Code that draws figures
---+---

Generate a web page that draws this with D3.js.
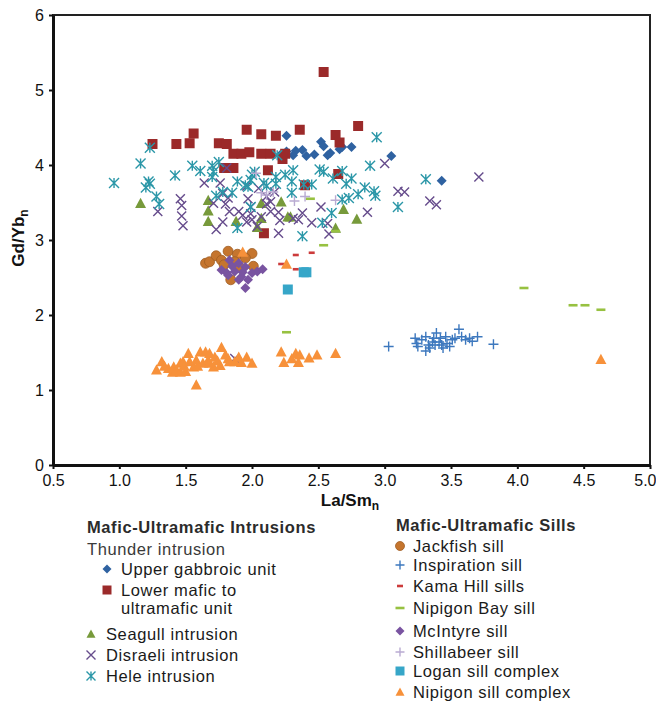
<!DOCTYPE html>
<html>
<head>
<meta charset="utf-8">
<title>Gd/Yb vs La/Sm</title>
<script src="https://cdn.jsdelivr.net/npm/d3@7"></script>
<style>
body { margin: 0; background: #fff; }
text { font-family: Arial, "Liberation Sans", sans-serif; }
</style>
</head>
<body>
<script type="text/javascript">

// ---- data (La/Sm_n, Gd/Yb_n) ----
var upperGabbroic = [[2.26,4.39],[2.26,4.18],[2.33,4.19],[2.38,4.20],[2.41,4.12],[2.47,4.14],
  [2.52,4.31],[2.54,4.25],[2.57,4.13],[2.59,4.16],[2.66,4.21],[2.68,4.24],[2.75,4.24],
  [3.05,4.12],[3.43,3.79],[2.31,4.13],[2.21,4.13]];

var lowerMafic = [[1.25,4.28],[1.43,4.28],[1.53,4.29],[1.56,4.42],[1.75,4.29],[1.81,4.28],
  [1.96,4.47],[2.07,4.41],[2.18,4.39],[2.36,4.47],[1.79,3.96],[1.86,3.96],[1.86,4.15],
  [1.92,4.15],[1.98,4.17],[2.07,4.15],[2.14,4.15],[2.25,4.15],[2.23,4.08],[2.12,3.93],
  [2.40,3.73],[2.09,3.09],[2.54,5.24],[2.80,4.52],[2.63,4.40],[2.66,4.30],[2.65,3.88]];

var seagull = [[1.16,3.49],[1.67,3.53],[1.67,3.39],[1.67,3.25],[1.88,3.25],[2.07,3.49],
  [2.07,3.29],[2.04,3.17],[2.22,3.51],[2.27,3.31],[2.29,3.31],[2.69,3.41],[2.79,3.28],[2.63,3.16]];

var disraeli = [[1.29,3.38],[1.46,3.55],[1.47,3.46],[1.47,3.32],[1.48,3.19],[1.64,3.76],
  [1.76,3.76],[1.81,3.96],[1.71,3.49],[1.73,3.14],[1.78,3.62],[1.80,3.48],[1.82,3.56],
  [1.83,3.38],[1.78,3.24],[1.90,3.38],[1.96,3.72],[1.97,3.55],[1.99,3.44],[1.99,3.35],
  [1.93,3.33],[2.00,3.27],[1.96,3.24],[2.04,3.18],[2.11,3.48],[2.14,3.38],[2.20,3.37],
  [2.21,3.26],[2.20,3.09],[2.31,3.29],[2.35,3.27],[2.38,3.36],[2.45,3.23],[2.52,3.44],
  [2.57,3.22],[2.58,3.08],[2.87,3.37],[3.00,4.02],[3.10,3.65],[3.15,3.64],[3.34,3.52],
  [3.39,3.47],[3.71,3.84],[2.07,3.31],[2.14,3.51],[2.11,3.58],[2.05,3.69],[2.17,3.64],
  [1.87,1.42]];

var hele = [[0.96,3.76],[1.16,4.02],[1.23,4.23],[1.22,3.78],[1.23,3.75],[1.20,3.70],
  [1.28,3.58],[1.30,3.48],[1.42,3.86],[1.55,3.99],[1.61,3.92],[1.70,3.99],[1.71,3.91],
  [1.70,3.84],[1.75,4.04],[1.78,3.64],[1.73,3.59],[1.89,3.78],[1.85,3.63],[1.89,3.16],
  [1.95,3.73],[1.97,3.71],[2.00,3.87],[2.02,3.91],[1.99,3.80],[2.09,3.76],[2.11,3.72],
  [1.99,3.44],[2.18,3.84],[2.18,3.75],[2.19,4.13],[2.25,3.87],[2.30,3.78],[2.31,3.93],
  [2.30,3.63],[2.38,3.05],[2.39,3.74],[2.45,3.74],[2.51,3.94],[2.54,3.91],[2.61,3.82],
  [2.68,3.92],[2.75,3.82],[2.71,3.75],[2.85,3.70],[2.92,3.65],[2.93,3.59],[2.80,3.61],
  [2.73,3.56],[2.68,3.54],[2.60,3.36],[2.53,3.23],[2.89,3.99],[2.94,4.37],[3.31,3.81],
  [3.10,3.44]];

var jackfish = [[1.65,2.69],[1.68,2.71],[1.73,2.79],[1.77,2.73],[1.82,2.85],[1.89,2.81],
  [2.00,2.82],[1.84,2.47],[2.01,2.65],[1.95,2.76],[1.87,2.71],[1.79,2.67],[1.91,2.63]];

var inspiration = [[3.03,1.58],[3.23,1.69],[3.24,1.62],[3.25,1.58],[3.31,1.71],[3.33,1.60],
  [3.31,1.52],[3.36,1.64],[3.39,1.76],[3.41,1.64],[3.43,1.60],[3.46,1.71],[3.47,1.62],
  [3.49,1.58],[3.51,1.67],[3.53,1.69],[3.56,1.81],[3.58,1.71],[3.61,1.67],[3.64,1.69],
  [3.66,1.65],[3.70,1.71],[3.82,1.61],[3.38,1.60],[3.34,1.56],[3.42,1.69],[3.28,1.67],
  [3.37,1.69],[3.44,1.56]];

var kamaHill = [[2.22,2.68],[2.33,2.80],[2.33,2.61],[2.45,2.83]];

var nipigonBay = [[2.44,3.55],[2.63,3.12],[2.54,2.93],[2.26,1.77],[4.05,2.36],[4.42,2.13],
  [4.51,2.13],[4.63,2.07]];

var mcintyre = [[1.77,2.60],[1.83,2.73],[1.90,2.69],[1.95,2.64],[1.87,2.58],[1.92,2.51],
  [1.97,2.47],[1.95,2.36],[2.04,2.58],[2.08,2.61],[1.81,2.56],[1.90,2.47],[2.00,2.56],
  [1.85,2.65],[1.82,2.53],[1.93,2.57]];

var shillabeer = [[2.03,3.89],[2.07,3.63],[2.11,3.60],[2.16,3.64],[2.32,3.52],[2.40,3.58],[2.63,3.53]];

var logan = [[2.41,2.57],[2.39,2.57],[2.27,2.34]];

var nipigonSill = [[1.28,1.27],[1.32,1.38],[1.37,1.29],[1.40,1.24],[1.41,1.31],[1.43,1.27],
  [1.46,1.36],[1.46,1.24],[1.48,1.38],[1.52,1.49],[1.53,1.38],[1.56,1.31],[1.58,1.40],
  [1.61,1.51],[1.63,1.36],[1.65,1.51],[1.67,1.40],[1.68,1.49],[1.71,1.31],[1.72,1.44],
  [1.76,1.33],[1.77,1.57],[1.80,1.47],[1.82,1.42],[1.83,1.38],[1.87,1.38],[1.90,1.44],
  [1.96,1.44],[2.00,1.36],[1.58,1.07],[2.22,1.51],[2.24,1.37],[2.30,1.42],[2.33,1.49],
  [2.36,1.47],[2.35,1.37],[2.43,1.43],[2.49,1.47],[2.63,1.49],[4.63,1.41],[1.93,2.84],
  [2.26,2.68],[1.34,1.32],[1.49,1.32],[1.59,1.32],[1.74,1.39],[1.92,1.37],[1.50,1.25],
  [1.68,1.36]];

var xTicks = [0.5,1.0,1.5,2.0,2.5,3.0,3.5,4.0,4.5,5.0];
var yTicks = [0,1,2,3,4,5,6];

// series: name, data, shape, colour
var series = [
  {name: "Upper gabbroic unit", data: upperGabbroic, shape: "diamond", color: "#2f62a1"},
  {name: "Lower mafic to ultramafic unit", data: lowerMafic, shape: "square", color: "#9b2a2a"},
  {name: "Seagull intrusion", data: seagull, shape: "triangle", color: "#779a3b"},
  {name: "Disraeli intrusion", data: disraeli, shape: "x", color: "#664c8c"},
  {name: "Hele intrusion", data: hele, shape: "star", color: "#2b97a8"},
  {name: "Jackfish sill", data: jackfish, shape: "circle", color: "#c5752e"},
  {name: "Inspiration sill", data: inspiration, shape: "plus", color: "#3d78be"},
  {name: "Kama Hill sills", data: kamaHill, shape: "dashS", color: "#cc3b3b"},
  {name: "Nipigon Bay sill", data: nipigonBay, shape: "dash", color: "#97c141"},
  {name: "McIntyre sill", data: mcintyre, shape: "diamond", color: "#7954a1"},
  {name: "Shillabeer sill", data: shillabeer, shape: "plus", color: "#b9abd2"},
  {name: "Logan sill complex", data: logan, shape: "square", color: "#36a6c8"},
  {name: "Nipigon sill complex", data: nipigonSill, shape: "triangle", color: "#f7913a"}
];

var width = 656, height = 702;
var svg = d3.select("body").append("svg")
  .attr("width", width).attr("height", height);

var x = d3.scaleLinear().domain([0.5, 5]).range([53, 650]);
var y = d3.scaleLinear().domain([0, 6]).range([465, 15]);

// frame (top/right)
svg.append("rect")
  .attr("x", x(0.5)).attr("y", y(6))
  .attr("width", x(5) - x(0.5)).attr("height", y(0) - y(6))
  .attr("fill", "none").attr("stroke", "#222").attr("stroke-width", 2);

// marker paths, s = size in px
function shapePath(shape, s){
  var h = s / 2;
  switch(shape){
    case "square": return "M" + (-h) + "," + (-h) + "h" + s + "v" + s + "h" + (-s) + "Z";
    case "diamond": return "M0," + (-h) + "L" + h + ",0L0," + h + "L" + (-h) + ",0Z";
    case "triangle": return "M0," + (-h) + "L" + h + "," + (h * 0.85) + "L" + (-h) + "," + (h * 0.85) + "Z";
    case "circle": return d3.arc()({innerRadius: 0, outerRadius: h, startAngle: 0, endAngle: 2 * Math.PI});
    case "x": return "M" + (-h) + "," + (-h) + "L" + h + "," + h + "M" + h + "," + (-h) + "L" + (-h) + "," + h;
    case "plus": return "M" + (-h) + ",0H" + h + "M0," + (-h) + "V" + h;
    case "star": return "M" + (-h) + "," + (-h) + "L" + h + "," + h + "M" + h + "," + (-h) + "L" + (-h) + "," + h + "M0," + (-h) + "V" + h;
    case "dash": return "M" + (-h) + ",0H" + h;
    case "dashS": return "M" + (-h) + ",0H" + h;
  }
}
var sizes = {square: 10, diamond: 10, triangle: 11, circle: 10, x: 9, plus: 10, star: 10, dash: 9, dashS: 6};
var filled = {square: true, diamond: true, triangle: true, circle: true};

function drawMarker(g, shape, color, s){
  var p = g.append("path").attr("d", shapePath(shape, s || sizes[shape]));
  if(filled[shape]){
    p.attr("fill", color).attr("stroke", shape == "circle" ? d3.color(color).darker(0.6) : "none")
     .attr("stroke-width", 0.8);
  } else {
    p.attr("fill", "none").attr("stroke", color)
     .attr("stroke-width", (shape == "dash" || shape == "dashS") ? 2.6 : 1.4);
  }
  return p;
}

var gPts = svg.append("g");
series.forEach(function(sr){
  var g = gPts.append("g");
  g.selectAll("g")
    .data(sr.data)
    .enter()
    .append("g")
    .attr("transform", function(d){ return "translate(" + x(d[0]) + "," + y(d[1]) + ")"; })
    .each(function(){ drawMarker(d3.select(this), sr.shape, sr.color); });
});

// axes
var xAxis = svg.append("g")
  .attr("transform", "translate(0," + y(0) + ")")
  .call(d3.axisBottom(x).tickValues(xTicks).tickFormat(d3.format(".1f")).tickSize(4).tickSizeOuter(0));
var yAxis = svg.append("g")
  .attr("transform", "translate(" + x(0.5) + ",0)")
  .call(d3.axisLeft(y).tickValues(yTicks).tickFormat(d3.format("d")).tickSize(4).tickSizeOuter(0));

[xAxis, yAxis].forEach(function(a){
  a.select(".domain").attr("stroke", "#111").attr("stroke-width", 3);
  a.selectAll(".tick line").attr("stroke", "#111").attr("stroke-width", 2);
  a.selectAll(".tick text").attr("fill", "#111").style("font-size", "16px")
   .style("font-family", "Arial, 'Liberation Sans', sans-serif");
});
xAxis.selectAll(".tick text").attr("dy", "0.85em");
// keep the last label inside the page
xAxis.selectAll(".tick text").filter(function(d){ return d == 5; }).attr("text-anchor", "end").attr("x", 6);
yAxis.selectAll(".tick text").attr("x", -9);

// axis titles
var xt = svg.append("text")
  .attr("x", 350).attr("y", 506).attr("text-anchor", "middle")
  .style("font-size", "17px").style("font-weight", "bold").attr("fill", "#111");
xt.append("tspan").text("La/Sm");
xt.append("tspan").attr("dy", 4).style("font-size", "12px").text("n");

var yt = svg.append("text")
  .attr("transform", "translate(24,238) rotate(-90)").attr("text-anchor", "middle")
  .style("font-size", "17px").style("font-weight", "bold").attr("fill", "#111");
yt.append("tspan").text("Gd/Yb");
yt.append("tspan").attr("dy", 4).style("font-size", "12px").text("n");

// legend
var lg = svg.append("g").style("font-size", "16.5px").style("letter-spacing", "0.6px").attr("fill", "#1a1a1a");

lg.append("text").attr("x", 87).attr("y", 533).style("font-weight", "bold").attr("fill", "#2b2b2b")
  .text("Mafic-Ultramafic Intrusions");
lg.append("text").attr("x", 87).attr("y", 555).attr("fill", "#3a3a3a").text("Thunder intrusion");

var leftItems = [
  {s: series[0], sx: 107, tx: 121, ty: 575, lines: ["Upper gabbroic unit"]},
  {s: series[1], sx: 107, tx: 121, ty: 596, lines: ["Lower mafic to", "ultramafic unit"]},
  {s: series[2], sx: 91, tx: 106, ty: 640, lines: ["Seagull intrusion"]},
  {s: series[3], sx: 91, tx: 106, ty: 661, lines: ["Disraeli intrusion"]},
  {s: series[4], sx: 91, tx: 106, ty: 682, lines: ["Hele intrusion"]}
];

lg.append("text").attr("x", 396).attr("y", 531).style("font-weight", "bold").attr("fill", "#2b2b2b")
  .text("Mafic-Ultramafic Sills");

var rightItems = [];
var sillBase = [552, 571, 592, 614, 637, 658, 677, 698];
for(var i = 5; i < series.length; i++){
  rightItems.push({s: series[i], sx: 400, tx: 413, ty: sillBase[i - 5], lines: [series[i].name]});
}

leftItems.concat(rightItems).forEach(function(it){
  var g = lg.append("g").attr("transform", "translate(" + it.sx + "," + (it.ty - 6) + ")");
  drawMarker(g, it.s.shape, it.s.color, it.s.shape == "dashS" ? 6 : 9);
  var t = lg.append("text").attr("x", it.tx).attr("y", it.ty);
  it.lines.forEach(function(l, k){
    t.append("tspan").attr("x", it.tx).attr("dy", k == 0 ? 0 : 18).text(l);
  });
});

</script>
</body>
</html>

---+---

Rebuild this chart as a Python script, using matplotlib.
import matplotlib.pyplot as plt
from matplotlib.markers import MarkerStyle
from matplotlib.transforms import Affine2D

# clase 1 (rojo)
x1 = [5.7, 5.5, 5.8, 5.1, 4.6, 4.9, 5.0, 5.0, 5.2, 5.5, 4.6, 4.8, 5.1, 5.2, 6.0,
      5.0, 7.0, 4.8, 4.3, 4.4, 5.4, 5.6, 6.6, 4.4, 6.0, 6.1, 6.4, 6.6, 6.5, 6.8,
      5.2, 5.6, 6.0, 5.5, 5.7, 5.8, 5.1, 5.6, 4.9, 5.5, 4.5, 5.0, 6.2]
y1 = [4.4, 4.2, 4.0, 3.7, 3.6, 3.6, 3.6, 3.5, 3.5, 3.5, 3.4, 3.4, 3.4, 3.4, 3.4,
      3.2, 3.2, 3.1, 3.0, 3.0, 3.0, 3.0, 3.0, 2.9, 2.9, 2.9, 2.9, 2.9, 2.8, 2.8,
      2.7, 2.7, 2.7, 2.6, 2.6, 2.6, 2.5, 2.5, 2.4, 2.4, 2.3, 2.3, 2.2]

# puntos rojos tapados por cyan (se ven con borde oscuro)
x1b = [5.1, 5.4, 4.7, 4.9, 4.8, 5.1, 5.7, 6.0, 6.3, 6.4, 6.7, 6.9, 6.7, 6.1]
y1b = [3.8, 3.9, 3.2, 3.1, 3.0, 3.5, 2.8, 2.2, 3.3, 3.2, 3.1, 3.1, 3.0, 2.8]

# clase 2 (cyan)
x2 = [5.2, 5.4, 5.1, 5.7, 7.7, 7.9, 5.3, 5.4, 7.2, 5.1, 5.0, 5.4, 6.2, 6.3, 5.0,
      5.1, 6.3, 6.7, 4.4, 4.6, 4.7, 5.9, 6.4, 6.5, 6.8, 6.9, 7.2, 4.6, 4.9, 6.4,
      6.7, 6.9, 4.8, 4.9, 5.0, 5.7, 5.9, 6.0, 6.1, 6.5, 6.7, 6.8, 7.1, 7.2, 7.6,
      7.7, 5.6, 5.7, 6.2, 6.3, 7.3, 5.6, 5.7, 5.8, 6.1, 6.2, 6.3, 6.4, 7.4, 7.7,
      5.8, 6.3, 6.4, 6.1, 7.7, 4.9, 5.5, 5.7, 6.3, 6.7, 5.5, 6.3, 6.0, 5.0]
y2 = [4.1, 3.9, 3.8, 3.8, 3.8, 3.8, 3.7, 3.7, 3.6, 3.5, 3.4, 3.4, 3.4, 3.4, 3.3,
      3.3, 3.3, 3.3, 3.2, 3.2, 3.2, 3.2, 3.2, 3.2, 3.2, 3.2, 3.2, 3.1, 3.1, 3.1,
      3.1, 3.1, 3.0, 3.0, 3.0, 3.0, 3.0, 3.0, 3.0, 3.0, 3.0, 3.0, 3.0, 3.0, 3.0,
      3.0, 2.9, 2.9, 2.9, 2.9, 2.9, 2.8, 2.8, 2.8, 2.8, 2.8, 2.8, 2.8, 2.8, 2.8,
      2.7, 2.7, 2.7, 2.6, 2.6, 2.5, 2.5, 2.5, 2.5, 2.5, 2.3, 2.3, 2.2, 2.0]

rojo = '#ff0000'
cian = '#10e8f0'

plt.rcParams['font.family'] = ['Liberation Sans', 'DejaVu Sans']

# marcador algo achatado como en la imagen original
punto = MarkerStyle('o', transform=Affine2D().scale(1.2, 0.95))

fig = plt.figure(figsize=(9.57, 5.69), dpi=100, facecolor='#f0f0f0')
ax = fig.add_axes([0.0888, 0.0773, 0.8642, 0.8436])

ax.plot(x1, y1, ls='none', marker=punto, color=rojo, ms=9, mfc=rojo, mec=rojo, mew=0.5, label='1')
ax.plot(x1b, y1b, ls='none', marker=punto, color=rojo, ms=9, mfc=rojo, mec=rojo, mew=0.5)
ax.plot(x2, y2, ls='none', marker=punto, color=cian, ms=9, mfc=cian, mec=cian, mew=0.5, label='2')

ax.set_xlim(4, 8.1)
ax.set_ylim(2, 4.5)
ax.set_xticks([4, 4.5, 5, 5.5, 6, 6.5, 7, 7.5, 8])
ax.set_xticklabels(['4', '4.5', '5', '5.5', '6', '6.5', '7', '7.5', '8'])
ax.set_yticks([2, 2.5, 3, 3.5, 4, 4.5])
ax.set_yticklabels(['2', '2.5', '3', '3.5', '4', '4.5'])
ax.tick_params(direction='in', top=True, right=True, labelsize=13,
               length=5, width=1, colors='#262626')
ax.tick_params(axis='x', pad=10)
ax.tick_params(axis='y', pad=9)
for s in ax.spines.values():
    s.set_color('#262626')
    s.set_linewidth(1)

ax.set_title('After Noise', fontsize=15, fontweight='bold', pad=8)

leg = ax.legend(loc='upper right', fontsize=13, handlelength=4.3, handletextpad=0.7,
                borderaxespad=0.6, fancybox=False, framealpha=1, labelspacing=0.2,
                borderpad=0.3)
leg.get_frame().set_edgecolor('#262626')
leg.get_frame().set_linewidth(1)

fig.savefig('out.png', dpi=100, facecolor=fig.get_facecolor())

---+---

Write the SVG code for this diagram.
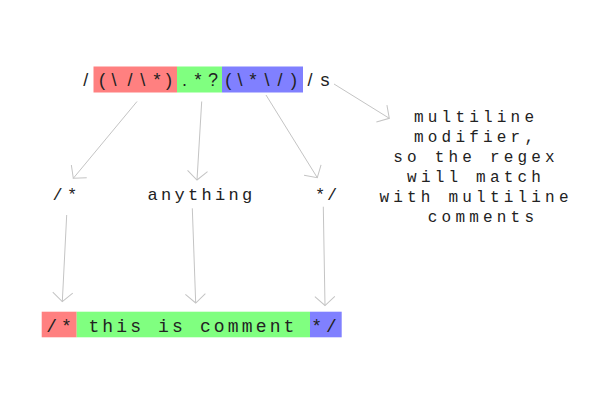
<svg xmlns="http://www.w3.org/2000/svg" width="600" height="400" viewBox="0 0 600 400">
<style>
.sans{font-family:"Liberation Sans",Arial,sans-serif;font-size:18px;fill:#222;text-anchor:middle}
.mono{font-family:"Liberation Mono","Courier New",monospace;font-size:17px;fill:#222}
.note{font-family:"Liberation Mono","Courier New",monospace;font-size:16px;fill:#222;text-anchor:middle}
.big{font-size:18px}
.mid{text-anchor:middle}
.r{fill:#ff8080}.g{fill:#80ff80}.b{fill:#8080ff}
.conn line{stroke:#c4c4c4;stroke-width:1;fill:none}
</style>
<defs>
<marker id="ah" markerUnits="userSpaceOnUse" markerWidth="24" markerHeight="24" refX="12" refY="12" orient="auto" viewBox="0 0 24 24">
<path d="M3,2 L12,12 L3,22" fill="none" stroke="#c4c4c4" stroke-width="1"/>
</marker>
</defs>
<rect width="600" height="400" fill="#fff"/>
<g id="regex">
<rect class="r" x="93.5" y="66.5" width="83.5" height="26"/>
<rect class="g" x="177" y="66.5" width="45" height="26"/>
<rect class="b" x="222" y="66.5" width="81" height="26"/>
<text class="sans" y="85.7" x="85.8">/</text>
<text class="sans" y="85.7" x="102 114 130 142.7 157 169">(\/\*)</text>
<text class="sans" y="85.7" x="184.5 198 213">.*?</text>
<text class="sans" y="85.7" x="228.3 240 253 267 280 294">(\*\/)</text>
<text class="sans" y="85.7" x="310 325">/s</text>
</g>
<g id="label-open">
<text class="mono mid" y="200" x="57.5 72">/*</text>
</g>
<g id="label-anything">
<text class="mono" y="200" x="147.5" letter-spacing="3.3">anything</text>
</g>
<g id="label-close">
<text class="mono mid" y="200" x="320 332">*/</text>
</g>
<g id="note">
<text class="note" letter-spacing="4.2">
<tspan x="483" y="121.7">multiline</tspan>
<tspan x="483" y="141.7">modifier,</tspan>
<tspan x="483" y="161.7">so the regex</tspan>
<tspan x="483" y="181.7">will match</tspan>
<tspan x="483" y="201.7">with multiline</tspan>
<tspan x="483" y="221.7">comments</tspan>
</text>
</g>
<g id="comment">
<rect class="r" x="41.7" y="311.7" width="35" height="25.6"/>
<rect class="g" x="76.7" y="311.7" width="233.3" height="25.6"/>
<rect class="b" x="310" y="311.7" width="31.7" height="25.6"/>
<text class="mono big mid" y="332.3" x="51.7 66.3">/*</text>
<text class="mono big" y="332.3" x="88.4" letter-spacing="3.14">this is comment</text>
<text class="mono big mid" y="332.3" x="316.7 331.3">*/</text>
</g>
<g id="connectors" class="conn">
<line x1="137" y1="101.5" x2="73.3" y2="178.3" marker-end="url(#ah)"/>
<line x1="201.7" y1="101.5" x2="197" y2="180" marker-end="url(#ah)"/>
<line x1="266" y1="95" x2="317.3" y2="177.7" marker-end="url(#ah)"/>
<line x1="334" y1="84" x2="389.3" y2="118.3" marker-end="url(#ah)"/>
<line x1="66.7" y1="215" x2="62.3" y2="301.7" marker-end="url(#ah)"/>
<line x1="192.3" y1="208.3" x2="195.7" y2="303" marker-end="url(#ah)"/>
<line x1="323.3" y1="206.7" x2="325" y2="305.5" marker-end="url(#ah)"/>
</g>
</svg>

---+---

# WHAT YOU WILL DO
Gather each line from the entries above that includes the word "matplotlib".

# ANSWER TO THE EXERCISE
Rebuild this chart as a Python script, using matplotlib.
import matplotlib.pyplot as plt
from matplotlib.markers import MarkerStyle
from matplotlib.transforms import Affine2D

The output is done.